Recorded data =>
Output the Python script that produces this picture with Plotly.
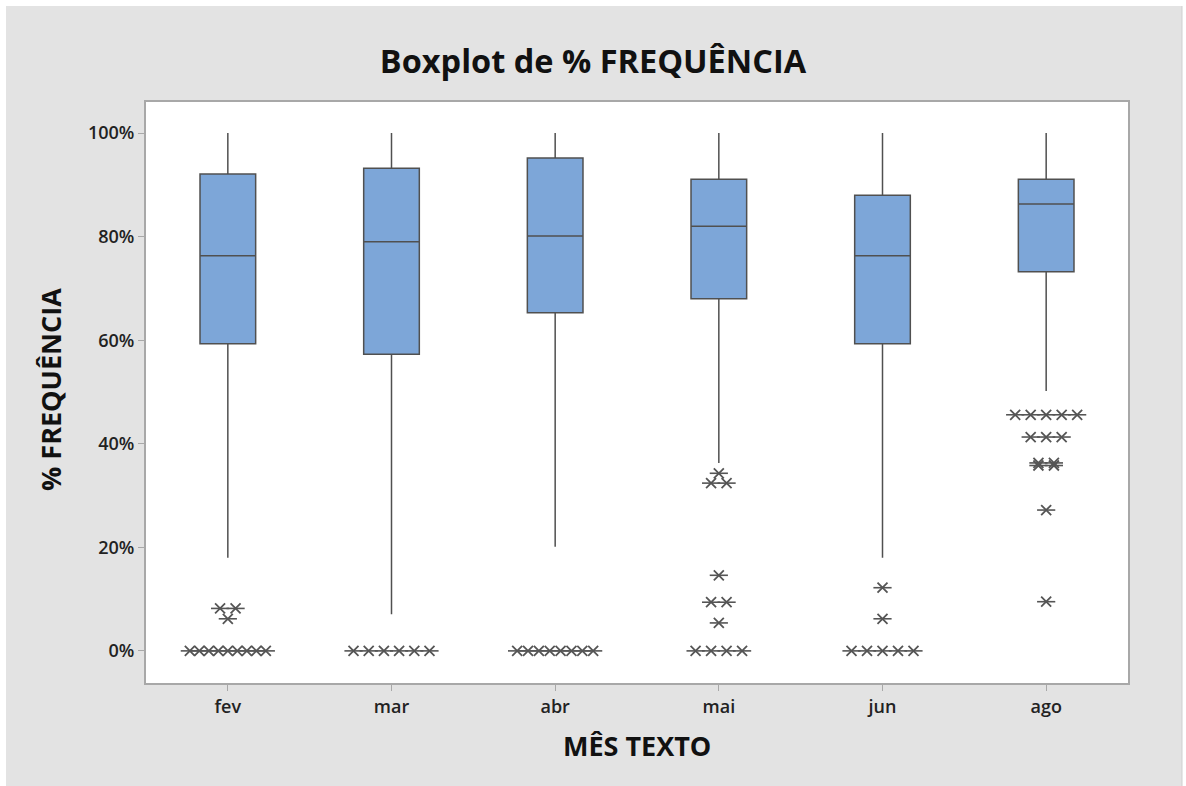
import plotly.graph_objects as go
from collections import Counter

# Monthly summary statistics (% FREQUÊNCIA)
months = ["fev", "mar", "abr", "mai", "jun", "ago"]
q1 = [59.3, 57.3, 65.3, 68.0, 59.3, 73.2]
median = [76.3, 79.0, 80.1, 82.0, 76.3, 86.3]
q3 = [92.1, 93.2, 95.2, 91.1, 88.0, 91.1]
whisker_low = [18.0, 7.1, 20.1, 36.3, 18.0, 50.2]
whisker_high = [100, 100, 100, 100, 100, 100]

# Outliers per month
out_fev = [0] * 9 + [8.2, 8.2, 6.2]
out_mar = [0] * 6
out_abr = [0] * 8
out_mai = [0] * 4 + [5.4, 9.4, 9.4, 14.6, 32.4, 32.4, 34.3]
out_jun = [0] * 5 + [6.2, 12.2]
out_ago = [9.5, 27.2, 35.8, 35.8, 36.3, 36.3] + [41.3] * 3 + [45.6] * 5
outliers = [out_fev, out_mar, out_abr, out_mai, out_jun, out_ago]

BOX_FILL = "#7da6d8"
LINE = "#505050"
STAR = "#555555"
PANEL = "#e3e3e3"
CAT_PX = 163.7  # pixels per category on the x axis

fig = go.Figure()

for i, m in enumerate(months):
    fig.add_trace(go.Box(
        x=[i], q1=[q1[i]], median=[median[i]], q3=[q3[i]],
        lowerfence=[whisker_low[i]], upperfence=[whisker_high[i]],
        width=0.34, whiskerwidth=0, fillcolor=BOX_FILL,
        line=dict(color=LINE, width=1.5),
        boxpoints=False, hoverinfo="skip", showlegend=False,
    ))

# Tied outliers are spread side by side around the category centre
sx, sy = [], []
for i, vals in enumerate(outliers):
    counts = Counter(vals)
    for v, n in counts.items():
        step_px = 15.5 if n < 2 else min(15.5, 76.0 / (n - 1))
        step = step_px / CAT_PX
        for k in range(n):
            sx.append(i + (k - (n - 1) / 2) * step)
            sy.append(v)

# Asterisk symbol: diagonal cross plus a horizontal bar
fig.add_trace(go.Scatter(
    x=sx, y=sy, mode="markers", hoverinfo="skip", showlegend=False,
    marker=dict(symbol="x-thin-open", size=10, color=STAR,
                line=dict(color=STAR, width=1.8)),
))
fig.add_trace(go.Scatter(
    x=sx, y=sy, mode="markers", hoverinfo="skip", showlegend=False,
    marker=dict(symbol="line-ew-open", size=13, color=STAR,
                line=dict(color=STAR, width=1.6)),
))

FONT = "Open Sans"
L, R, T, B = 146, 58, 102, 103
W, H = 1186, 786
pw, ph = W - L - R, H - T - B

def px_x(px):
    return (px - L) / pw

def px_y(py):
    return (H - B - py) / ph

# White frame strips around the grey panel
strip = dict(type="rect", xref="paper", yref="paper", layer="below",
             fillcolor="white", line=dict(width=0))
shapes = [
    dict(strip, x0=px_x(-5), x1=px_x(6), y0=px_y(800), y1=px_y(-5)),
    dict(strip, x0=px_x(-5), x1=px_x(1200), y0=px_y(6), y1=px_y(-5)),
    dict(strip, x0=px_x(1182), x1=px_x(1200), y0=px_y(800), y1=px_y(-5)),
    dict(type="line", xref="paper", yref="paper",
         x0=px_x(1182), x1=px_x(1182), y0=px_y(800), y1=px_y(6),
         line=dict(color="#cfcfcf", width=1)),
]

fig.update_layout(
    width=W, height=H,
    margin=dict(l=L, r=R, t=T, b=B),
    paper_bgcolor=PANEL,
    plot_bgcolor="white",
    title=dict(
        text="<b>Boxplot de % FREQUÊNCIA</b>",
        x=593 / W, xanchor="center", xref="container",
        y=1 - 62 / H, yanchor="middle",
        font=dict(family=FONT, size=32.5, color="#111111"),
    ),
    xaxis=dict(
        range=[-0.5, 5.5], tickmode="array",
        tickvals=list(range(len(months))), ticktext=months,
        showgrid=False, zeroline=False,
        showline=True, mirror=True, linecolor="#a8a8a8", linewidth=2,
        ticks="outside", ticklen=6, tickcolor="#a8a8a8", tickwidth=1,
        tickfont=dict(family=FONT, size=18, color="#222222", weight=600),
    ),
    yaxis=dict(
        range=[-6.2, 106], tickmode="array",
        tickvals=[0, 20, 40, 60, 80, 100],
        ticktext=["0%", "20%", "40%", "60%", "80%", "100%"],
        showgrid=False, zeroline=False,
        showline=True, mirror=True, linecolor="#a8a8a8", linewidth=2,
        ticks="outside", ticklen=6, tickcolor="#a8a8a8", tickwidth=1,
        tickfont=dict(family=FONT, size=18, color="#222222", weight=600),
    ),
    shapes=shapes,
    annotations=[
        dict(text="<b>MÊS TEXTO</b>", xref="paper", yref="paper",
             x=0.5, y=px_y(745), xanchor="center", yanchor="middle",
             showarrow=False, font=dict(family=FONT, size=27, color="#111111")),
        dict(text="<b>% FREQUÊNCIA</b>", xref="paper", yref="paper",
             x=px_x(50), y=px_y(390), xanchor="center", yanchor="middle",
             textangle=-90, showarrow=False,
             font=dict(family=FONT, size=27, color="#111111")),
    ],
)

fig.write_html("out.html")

Work instructions => Repeat the lines of the listing above verbatim, beginning at its first line and ending at the line containing "fig = go.Figure()", which is included. Omit pictures.

The output =>
Output the Python script that produces this picture with Plotly.
import plotly.graph_objects as go
from collections import Counter

# Monthly summary statistics (% FREQUÊNCIA)
months = ["fev", "mar", "abr", "mai", "jun", "ago"]
q1 = [59.3, 57.3, 65.3, 68.0, 59.3, 73.2]
median = [76.3, 79.0, 80.1, 82.0, 76.3, 86.3]
q3 = [92.1, 93.2, 95.2, 91.1, 88.0, 91.1]
whisker_low = [18.0, 7.1, 20.1, 36.3, 18.0, 50.2]
whisker_high = [100, 100, 100, 100, 100, 100]

# Outliers per month
out_fev = [0] * 9 + [8.2, 8.2, 6.2]
out_mar = [0] * 6
out_abr = [0] * 8
out_mai = [0] * 4 + [5.4, 9.4, 9.4, 14.6, 32.4, 32.4, 34.3]
out_jun = [0] * 5 + [6.2, 12.2]
out_ago = [9.5, 27.2, 35.8, 35.8, 36.3, 36.3] + [41.3] * 3 + [45.6] * 5
outliers = [out_fev, out_mar, out_abr, out_mai, out_jun, out_ago]

BOX_FILL = "#7da6d8"
LINE = "#505050"
STAR = "#555555"
PANEL = "#e3e3e3"
CAT_PX = 163.7  # pixels per category on the x axis

fig = go.Figure()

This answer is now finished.